### Challenge
Do not include the pictures; repeat the rest of the data exactly.

### Information provided
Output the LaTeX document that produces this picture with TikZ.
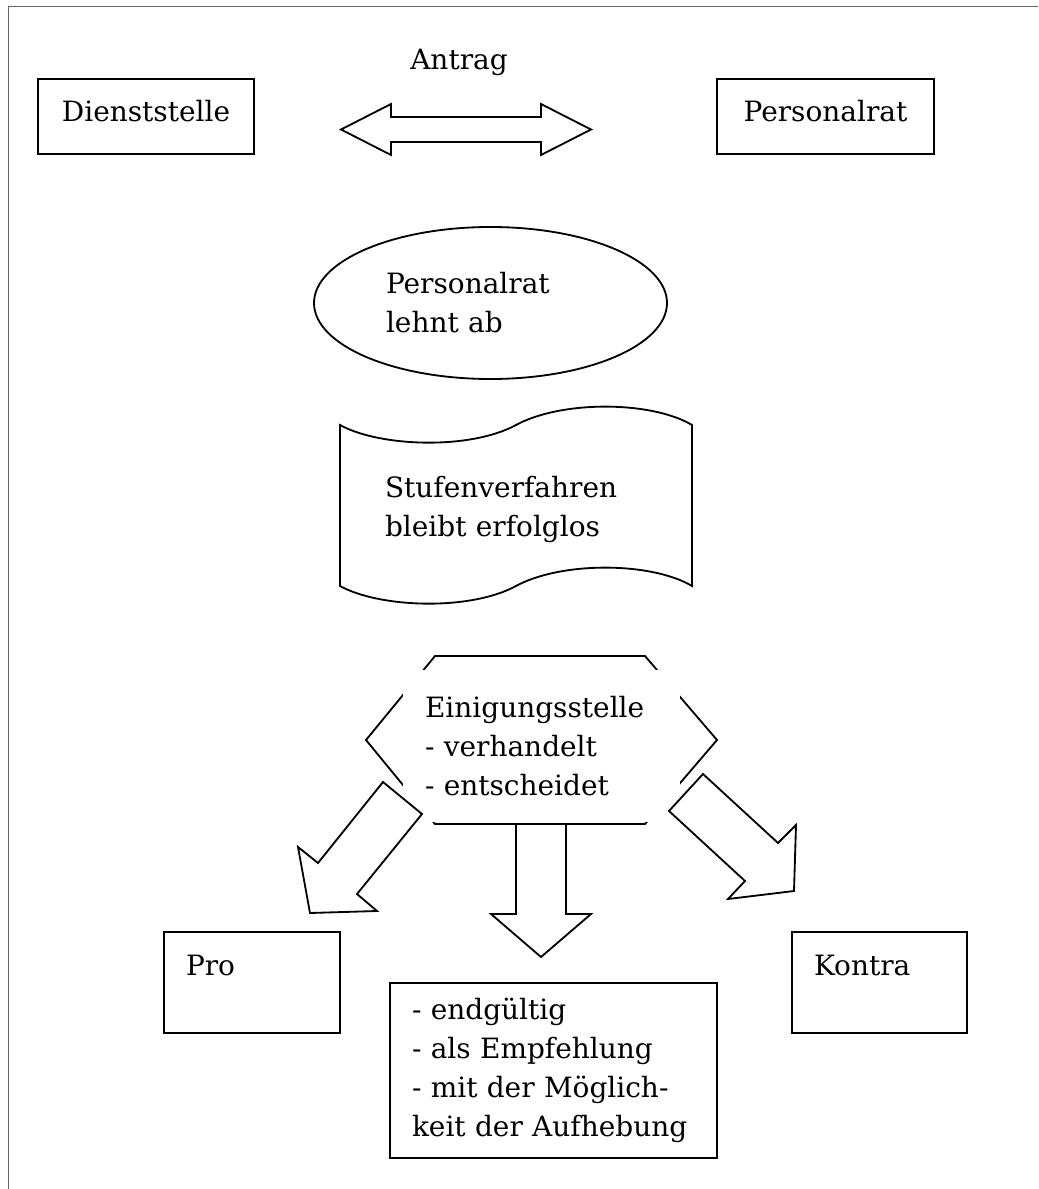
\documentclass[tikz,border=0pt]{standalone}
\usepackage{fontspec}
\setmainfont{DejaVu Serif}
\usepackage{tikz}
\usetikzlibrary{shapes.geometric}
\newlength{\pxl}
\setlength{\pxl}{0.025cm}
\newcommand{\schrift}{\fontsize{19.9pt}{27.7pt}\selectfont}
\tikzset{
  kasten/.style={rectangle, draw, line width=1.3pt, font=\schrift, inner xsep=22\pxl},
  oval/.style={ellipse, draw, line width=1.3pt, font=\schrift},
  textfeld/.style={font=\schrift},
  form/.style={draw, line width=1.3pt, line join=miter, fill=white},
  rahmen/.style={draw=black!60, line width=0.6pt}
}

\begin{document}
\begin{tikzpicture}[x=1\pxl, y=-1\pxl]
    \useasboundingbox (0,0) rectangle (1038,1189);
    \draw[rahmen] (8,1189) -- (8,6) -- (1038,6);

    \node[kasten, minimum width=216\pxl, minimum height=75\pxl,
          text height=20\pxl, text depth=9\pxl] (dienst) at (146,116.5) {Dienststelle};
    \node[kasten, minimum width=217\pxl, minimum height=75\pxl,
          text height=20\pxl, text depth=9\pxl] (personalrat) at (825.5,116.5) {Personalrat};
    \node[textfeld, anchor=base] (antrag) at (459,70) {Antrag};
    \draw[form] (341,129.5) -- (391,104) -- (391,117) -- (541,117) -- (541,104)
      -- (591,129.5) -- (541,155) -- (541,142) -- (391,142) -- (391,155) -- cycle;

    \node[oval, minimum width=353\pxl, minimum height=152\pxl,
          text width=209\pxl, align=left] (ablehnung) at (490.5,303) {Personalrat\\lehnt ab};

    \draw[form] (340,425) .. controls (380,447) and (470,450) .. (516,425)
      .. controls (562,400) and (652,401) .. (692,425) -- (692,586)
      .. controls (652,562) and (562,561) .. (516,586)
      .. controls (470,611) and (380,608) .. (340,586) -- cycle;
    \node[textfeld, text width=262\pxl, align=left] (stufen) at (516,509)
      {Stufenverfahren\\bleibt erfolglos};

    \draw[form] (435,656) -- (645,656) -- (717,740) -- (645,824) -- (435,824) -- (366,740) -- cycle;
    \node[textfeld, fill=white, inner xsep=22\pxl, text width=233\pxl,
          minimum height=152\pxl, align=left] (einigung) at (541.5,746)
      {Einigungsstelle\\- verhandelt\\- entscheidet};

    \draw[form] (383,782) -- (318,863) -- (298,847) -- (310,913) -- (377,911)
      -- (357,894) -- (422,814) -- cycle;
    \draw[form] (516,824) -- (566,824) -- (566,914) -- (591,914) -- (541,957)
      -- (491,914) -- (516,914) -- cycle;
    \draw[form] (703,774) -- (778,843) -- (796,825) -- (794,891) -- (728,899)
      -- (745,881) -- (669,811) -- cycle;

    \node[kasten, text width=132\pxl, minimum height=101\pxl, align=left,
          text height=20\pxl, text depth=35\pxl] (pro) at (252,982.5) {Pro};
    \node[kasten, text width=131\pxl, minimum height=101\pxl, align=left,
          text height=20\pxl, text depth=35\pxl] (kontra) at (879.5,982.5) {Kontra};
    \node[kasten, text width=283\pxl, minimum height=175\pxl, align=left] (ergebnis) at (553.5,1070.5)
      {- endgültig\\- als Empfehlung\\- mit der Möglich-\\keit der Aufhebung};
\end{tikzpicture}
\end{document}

### The output
Output the LaTeX document that produces this picture with TikZ.
\documentclass[tikz,border=0pt]{standalone}
\usepackage{fontspec}
\setmainfont{DejaVu Serif}
\usepackage{tikz}
\usetikzlibrary{shapes.geometric}
\newlength{\pxl}
\setlength{\pxl}{0.025cm}
\newcommand{\schrift}{\fontsize{19.9pt}{27.7pt}\selectfont}
\tikzset{
  kasten/.style={rectangle, draw, line width=1.3pt, font=\schrift, inner xsep=22\pxl},
  oval/.style={ellipse, draw, line width=1.3pt, font=\schrift},
  textfeld/.style={font=\schrift},
  form/.style={draw, line width=1.3pt, line join=miter, fill=white},
  rahmen/.style={draw=black!60, line width=0.6pt}
}

\begin{document}
\begin{tikzpicture}[x=1\pxl, y=-1\pxl]
    \useasboundingbox (0,0) rectangle (1038,1189);
    \draw[rahmen] (8,1189) -- (8,6) -- (1038,6);

    \node[kasten, minimum width=216\pxl, minimum height=75\pxl,
          text height=20\pxl, text depth=9\pxl] (dienst) at (146,116.5) {Dienststelle};
    \node[kasten, minimum width=217\pxl, minimum height=75\pxl,
          text height=20\pxl, text depth=9\pxl] (personalrat) at (825.5,116.5) {Personalrat};
    \node[textfeld, anchor=base] (antrag) at (459,70) {Antrag};
    \draw[form] (341,129.5) -- (391,104) -- (391,117) -- (541,117) -- (541,104)
      -- (591,129.5) -- (541,155) -- (541,142) -- (391,142) -- (391,155) -- cycle;

    \node[oval, minimum width=353\pxl, minimum height=152\pxl,
          text width=209\pxl, align=left] (ablehnung) at (490.5,303) {Personalrat\\lehnt ab};

    \draw[form] (340,425) .. controls (380,447) and (470,450) .. (516,425)
      .. controls (562,400) and (652,401) .. (692,425) -- (692,586)
      .. controls (652,562) and (562,561) .. (516,586)
      .. controls (470,611) and (380,608) .. (340,586) -- cycle;
    \node[textfeld, text width=262\pxl, align=left] (stufen) at (516,509)
      {Stufenverfahren\\bleibt erfolglos};

    \draw[form] (435,656) -- (645,656) -- (717,740) -- (645,824) -- (435,824) -- (366,740) -- cycle;
    \node[textfeld, fill=white, inner xsep=22\pxl, text width=233\pxl,
          minimum height=152\pxl, align=left] (einigung) at (541.5,746)
      {Einigungsstelle\\- verhandelt\\- entscheidet};

    \draw[form] (383,782) -- (318,863) -- (298,847) -- (310,913) -- (377,911)
      -- (357,894) -- (422,814) -- cycle;
    \draw[form] (516,824) -- (566,824) -- (566,914) -- (591,914) -- (541,957)
      -- (491,914) -- (516,914) -- cycle;
    \draw[form] (703,774) -- (778,843) -- (796,825) -- (794,891) -- (728,899)
      -- (745,881) -- (669,811) -- cycle;

    \node[kasten, text width=132\pxl, minimum height=101\pxl, align=left,
          text height=20\pxl, text depth=35\pxl] (pro) at (252,982.5) {Pro};
    \node[kasten, text width=131\pxl, minimum height=101\pxl, align=left,
          text height=20\pxl, text depth=35\pxl] (kontra) at (879.5,982.5) {Kontra};
    \node[kasten, text width=283\pxl, minimum height=175\pxl, align=left] (ergebnis) at (553.5,1070.5)
      {- endgültig\\- als Empfehlung\\- mit der Möglich-\\keit der Aufhebung};
\end{tikzpicture}
\end{document}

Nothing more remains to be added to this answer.